__Given request__. Identify the lines holding "standalone" and copy them.

__Listed records__.
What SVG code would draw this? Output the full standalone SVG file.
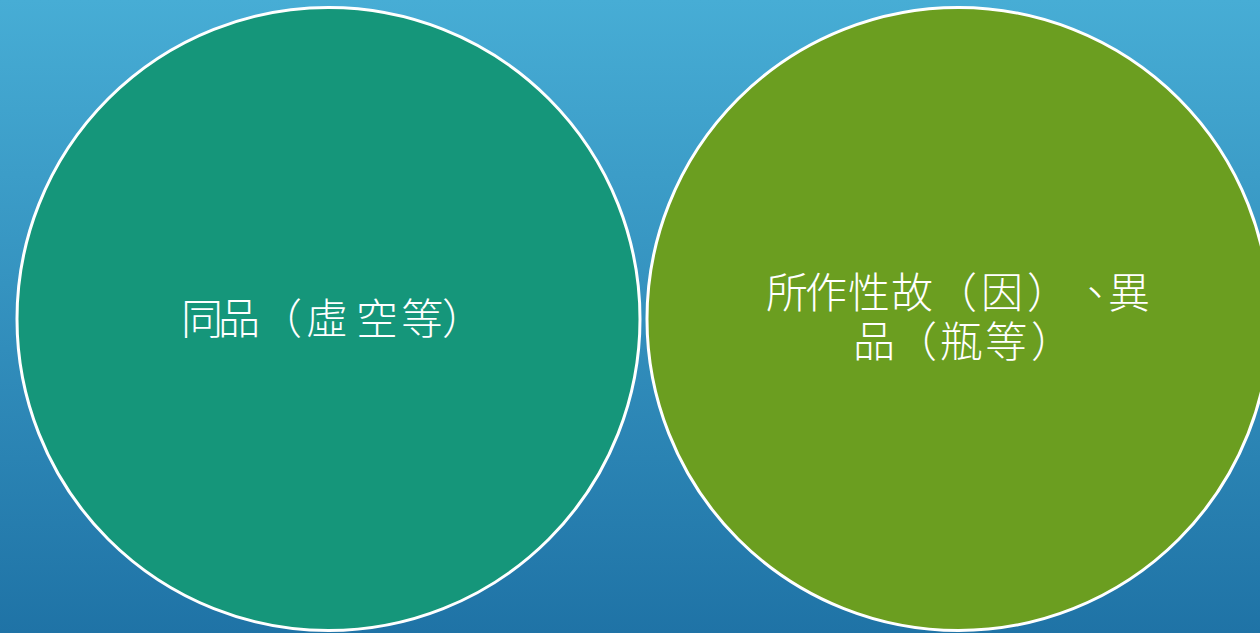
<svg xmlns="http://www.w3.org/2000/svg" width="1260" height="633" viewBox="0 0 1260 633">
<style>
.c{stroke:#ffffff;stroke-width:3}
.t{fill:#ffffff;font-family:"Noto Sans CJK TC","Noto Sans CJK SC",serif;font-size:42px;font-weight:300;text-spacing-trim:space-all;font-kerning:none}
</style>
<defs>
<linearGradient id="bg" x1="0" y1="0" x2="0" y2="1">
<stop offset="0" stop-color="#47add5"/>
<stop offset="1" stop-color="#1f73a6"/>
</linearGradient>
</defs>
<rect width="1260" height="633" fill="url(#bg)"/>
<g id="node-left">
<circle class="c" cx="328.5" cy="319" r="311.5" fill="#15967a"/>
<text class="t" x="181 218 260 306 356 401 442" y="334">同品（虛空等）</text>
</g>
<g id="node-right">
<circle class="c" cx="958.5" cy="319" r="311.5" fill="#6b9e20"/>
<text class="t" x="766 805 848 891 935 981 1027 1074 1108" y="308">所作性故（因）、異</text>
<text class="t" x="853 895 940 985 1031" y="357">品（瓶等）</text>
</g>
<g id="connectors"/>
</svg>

---

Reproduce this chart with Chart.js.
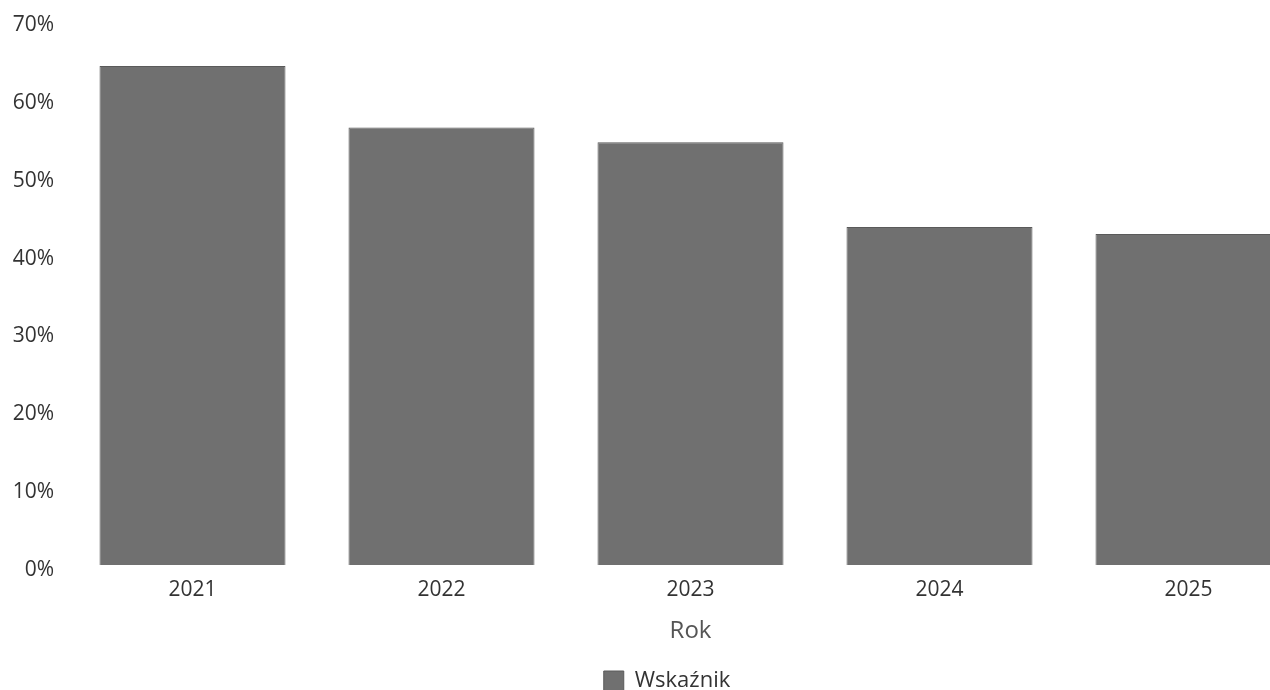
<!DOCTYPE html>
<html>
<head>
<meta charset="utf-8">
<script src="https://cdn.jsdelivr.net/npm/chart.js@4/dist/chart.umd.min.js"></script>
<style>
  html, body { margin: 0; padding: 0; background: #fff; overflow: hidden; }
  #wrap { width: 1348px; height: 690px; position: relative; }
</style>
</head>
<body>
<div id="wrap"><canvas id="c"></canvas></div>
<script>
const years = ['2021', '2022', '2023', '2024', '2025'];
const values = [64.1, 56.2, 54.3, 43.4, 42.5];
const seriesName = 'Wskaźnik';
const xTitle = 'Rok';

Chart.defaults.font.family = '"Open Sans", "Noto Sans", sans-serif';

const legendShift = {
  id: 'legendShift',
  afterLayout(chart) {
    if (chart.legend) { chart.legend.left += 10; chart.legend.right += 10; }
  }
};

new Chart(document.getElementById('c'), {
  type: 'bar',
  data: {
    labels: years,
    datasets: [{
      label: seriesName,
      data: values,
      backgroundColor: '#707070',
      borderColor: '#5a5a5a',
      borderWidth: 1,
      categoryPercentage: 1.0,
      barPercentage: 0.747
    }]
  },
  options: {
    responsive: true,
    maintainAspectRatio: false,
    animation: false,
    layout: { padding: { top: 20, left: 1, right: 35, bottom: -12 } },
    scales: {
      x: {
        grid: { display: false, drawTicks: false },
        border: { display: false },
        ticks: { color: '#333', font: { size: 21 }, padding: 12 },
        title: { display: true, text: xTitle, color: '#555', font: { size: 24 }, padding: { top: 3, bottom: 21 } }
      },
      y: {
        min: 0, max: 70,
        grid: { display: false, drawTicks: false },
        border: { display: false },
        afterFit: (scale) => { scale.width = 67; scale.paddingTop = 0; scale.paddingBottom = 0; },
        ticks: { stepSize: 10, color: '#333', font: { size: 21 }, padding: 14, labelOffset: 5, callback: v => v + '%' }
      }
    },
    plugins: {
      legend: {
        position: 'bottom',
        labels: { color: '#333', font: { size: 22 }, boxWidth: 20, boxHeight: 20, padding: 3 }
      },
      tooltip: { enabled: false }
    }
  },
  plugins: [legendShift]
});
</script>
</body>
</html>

--

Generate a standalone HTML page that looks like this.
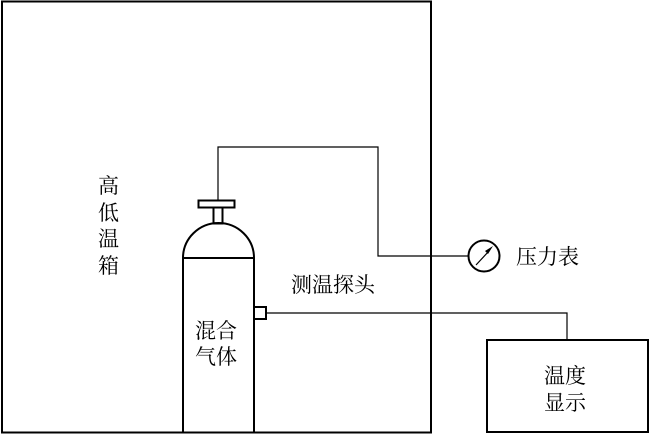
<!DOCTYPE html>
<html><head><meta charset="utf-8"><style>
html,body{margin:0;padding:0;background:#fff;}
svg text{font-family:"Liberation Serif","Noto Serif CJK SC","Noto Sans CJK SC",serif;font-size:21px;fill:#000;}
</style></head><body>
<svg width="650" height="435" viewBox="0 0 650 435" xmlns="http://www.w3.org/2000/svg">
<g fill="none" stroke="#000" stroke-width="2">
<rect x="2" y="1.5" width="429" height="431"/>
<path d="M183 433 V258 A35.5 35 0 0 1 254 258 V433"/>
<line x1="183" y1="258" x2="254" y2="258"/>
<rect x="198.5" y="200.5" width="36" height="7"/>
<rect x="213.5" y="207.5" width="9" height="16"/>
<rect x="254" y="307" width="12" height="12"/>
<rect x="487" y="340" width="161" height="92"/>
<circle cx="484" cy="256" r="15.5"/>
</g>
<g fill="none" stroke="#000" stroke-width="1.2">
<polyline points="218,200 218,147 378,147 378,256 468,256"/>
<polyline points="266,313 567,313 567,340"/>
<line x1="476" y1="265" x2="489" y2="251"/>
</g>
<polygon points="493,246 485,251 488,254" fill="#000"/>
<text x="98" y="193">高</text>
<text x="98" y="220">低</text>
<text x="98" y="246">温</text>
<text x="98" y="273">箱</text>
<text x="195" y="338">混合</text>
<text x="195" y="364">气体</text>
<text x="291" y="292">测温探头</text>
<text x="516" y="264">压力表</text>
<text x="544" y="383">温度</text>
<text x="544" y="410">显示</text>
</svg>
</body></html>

__Reply to the exercise__.
What SVG code would draw this? Output the full standalone SVG file.
Generate a standalone HTML page that looks like this.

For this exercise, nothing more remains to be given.